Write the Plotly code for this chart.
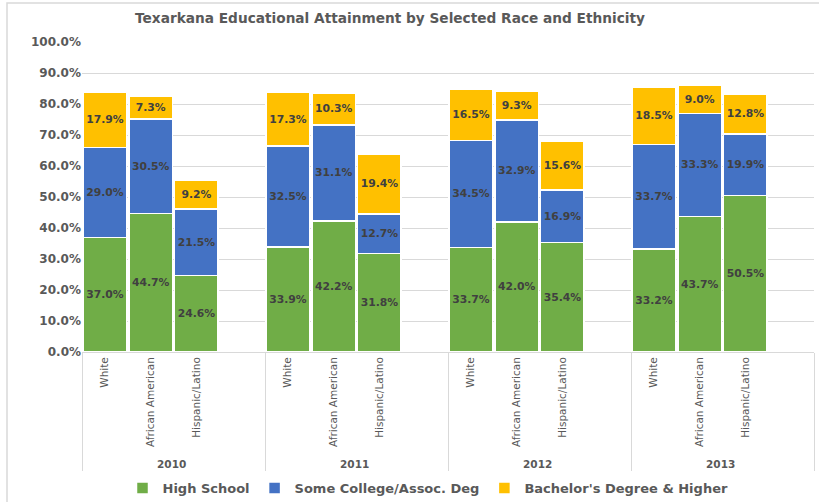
import plotly.graph_objects as go

years = ["2010", "2011", "2012", "2013"]
races = ["White", "African American", "Hispanic/Latino"]
high_school = [37.0, 44.7, 24.6, 33.9, 42.2, 31.8, 33.7, 42.0, 35.4, 33.2, 43.7, 50.5]
some_college = [29.0, 30.5, 21.5, 32.5, 31.1, 12.7, 34.5, 32.9, 16.9, 33.7, 33.3, 19.9]
bachelors = [17.9, 7.3, 9.2, 17.3, 10.3, 19.4, 16.5, 9.3, 15.6, 18.5, 9.0, 12.8]

series = [
    ("High School", high_school, "#70AD47"),
    ("Some College/Assoc. Deg", some_college, "#4472C4"),
    ("Bachelor's Degree & Higher", bachelors, "#FFC000"),
]

# multicategory x with an empty slot after each year group
xo, xi = [], []
for y in years:
    for r in races + [" "]:
        xo.append("<b>%s</b>" % y)
        xi.append(r)

def pad(vals):
    out = []
    for i in range(len(years)):
        out += vals[i * 3:(i + 1) * 3] + [None]
    return out

fig = go.Figure()
for name, vals, col in series:
    v = pad(vals)
    fig.add_trace(go.Bar(
        x=[xo, xi], y=v, name=name,
        marker=dict(color=col, line=dict(color="white", width=1.5)),
        text=[("%.1f%%" % a) if a is not None else "" for a in v],
        textposition="inside", insidetextanchor="middle", textangle=0,
        textfont=dict(family="DejaVu Sans", size=11, color="#404040", weight="bold"),
        cliponaxis=False,
    ))

L, R, T, B = 82, 5, 42, 150
W, H = 819, 502
pw, ph = W - L - R, H - T - B

fig.update_layout(
    barmode="stack", bargap=0.05,
    width=W, height=H,
    margin=dict(l=L, r=R, t=T, b=B, autoexpand=False),
    paper_bgcolor="white", plot_bgcolor="white",
    font=dict(family="DejaVu Sans", color="#595959"),
    title=dict(text="<b>Texarkana Educational Attainment by Selected Race and Ethnicity</b>",
               x=390 / W, xanchor="center", xref="container",
               y=1 - 18 / H, yanchor="middle", yref="container",
               font=dict(size=13.7, color="#595959")),
    uniformtext=dict(minsize=8, mode="show"),
    legend=dict(orientation="h", x=428 / W, xanchor="center", xref="container",
                y=1 - 488 / H, yanchor="middle", yref="container",
                font=dict(size=13, color="#595959", family="DejaVu Sans", weight="bold"),
                itemwidth=30, traceorder="normal"),
    showlegend=True,
    shapes=[dict(type="rect", xref="paper", yref="paper",
                 x0=(7 - L) / pw, x1=(W + 10 - L) / pw,
                 y0=-(H + 10 - T - ph) / ph, y1=1 + (T - 3) / ph,
                 line=dict(color="#D9D9D9", width=1.5), layer="below")],
)
fig.update_yaxes(range=[0, 100], dtick=10, tickformat=".1f", ticksuffix="%",
                 gridcolor="#D9D9D9", gridwidth=1, zeroline=False, automargin=False,
                 tickfont=dict(size=12, color="#595959", weight="bold"), showline=False)
fig.update_xaxes(type="multicategory", tickangle=-90, showline=True, linecolor="#D9D9D9",
                 showdividers=True, dividercolor="#D9D9D9", dividerwidth=1, automargin=False,
                 tickfont=dict(size=10.5, color="#595959"))
fig.write_html("out.html", config={"displayModeBar": False},
               post_script="document.body.style.margin='0';document.body.style.overflow='hidden';")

· · · · · · ·

Repeat only the lines from the beginning of the material through the line containing "pw, ph = W - L - R, H - T - B", both ends kept, leaving pictures out.

Write the Plotly code for this chart.
import plotly.graph_objects as go

years = ["2010", "2011", "2012", "2013"]
races = ["White", "African American", "Hispanic/Latino"]
high_school = [37.0, 44.7, 24.6, 33.9, 42.2, 31.8, 33.7, 42.0, 35.4, 33.2, 43.7, 50.5]
some_college = [29.0, 30.5, 21.5, 32.5, 31.1, 12.7, 34.5, 32.9, 16.9, 33.7, 33.3, 19.9]
bachelors = [17.9, 7.3, 9.2, 17.3, 10.3, 19.4, 16.5, 9.3, 15.6, 18.5, 9.0, 12.8]

series = [
    ("High School", high_school, "#70AD47"),
    ("Some College/Assoc. Deg", some_college, "#4472C4"),
    ("Bachelor's Degree & Higher", bachelors, "#FFC000"),
]

# multicategory x with an empty slot after each year group
xo, xi = [], []
for y in years:
    for r in races + [" "]:
        xo.append("<b>%s</b>" % y)
        xi.append(r)

def pad(vals):
    out = []
    for i in range(len(years)):
        out += vals[i * 3:(i + 1) * 3] + [None]
    return out

fig = go.Figure()
for name, vals, col in series:
    v = pad(vals)
    fig.add_trace(go.Bar(
        x=[xo, xi], y=v, name=name,
        marker=dict(color=col, line=dict(color="white", width=1.5)),
        text=[("%.1f%%" % a) if a is not None else "" for a in v],
        textposition="inside", insidetextanchor="middle", textangle=0,
        textfont=dict(family="DejaVu Sans", size=11, color="#404040", weight="bold"),
        cliponaxis=False,
    ))

L, R, T, B = 82, 5, 42, 150
W, H = 819, 502
pw, ph = W - L - R, H - T - B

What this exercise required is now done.